> _Prompt_
Each line that contains the string "with" counts once; report how many such lines appear in the data, as a number only.
* Begin Collected data *
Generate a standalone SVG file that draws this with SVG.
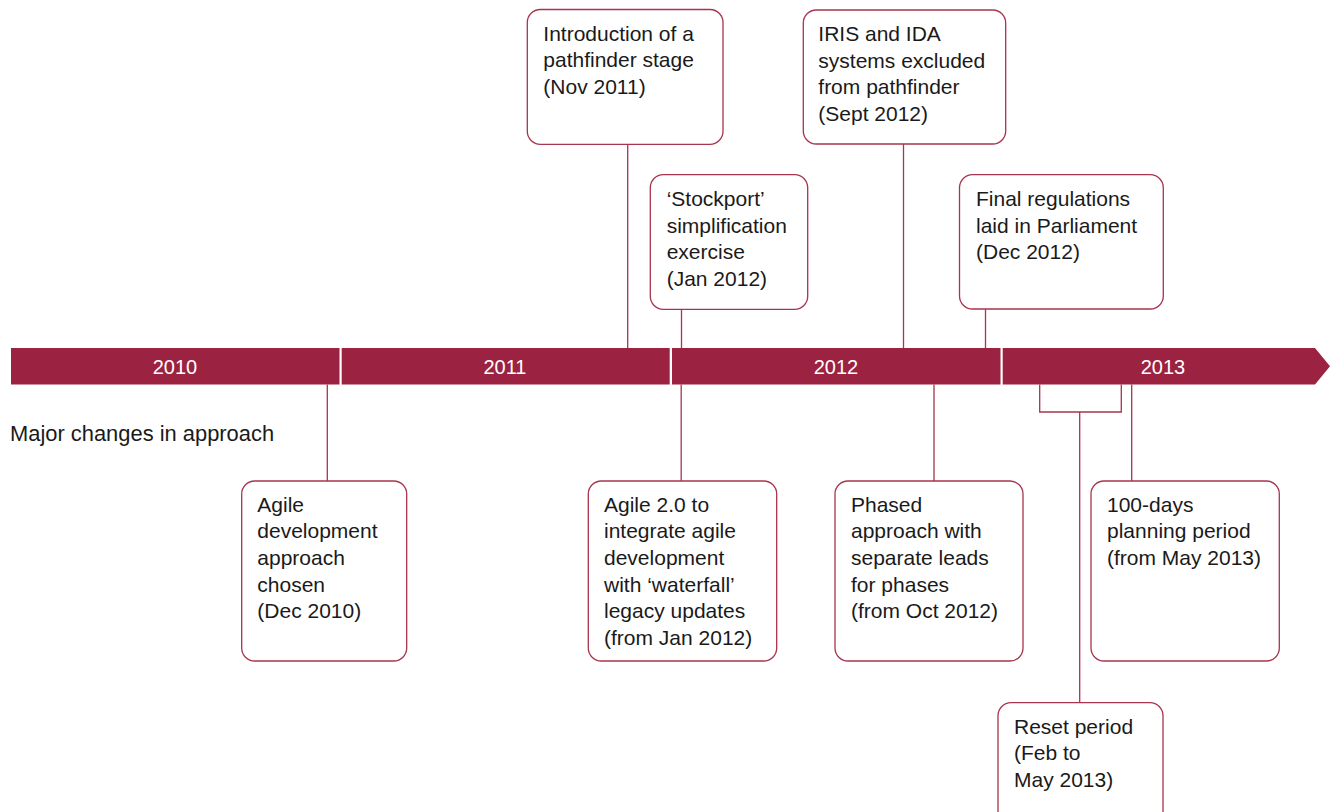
<svg xmlns="http://www.w3.org/2000/svg" width="1330" height="812" viewBox="0 0 1330 812">
<style>
.bar{fill:#9b2240}
.yr{font-family:"Liberation Sans",Arial,sans-serif;font-size:20px;fill:#ffffff;text-anchor:middle}
.box{fill:#ffffff;stroke:#a8344f;stroke-width:1.3}
.t{font-family:"Liberation Sans",Arial,sans-serif;font-size:21px;fill:#1a1a1a}
.lb{font-family:"Liberation Sans",Arial,sans-serif;font-size:21.9px;fill:#1a1a1a}
.ln{fill:none;stroke:#a8344f;stroke-width:1.3}
</style>
<rect width="1330" height="812" fill="#ffffff"/>
<g id="timeline">
<rect class="bar" x="11" y="348" width="328.5" height="36.5"/>
<rect class="bar" x="341.7" y="348" width="328" height="36.5"/>
<rect class="bar" x="672" y="348" width="328.5" height="36.5"/>
<polygon class="bar" points="1002.7,348 1315,348 1330,366.3 1315,384.5 1002.7,384.5"/>
<text class="yr" x="175" y="373.5">2010</text>
<text class="yr" x="505" y="373.5">2011</text>
<text class="yr" x="836" y="373.5">2012</text>
<text class="yr" x="1163" y="373.5">2013</text>
</g>
<g id="label">
<text class="lb" x="10" y="441">Major changes in approach</text>
</g>
<g id="connectors">
<line class="ln" x1="627.7" y1="144.3" x2="627.7" y2="348"/>
<line class="ln" x1="903.5" y1="144" x2="903.5" y2="348"/>
<line class="ln" x1="681.5" y1="309.3" x2="681.5" y2="348"/>
<line class="ln" x1="985.5" y1="309" x2="985.5" y2="348"/>
<line class="ln" x1="327.3" y1="384.5" x2="327.3" y2="481"/>
<line class="ln" x1="681.2" y1="384.5" x2="681.2" y2="481"/>
<line class="ln" x1="934" y1="384.5" x2="934" y2="481"/>
<line class="ln" x1="1131.7" y1="384.5" x2="1131.7" y2="481"/>
<polyline class="ln" points="1039.7,384.5 1039.7,412 1121.3,412 1121.3,384.5"/>
<line class="ln" x1="1079.7" y1="412" x2="1079.7" y2="702.7"/>
</g>
<g id="n-pathfinder">
<rect class="box" x="527.3" y="9.5" width="195.7" height="134.8" rx="13"/>
<text class="t" x="543.3" y="40.7">Introduction of a<tspan x="543.3" dy="26.7">pathfinder stage</tspan><tspan x="543.3" dy="26.7">(Nov 2011)</tspan></text>
</g>
<g id="n-iris">
<rect class="box" x="803.3" y="10" width="202.4" height="134" rx="13"/>
<text class="t" x="818.3" y="41">IRIS and IDA<tspan x="818.3" dy="26.7">systems excluded</tspan><tspan x="818.3" dy="26.7">from pathfinder</tspan><tspan x="818.3" dy="26.7">(Sept 2012)</tspan></text>
</g>
<g id="n-stockport">
<rect class="box" x="650.3" y="174.7" width="157.4" height="134.6" rx="13"/>
<text class="t" x="666.7" y="206">‘Stockport’<tspan x="666.7" dy="26.7">simplification</tspan><tspan x="666.7" dy="26.7">exercise</tspan><tspan x="666.7" dy="26.7">(Jan 2012)</tspan></text>
</g>
<g id="n-final">
<rect class="box" x="959.5" y="174.7" width="203.8" height="134.3" rx="13"/>
<text class="t" x="976" y="206">Final regulations<tspan x="976" dy="26.7">laid in Parliament</tspan><tspan x="976" dy="26.7">(Dec 2012)</tspan></text>
</g>
<g id="n-agile">
<rect class="box" x="241.7" y="481" width="165" height="180" rx="13"/>
<text class="t" x="257.3" y="511.8">Agile<tspan x="257.3" dy="26.6">development</tspan><tspan x="257.3" dy="26.6">approach</tspan><tspan x="257.3" dy="26.6">chosen</tspan><tspan x="257.3" dy="26.6">(Dec 2010)</tspan></text>
</g>
<g id="n-agile2">
<rect class="box" x="588.3" y="481" width="188.4" height="180" rx="13"/>
<text class="t" x="604" y="511.8">Agile 2.0 to<tspan x="604" dy="26.6">integrate agile</tspan><tspan x="604" dy="26.6">development</tspan><tspan x="604" dy="26.6">with ‘waterfall’</tspan><tspan x="604" dy="26.6">legacy updates</tspan><tspan x="604" dy="26.6">(from Jan 2012)</tspan></text>
</g>
<g id="n-phased">
<rect class="box" x="835" y="481" width="188" height="180" rx="13"/>
<text class="t" x="851" y="511.8">Phased<tspan x="851" dy="26.6">approach with</tspan><tspan x="851" dy="26.6">separate leads</tspan><tspan x="851" dy="26.6">for phases</tspan><tspan x="851" dy="26.6">(from Oct 2012)</tspan></text>
</g>
<g id="n-100days">
<rect class="box" x="1091" y="481" width="188.3" height="180" rx="13"/>
<text class="t" x="1107" y="511.8">100-days<tspan x="1107" dy="26.6">planning period</tspan><tspan x="1107" dy="26.6">(from May 2013)</tspan></text>
</g>
<g id="n-reset">
<rect class="box" x="998" y="702.7" width="165" height="140" rx="13"/>
<text class="t" x="1014" y="733.5">Reset period<tspan x="1014" dy="26.6">(Feb to</tspan><tspan x="1014" dy="26.6">May 2013)</tspan></text>
</g>
</svg>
* End Collected data *
> _Full solution_
3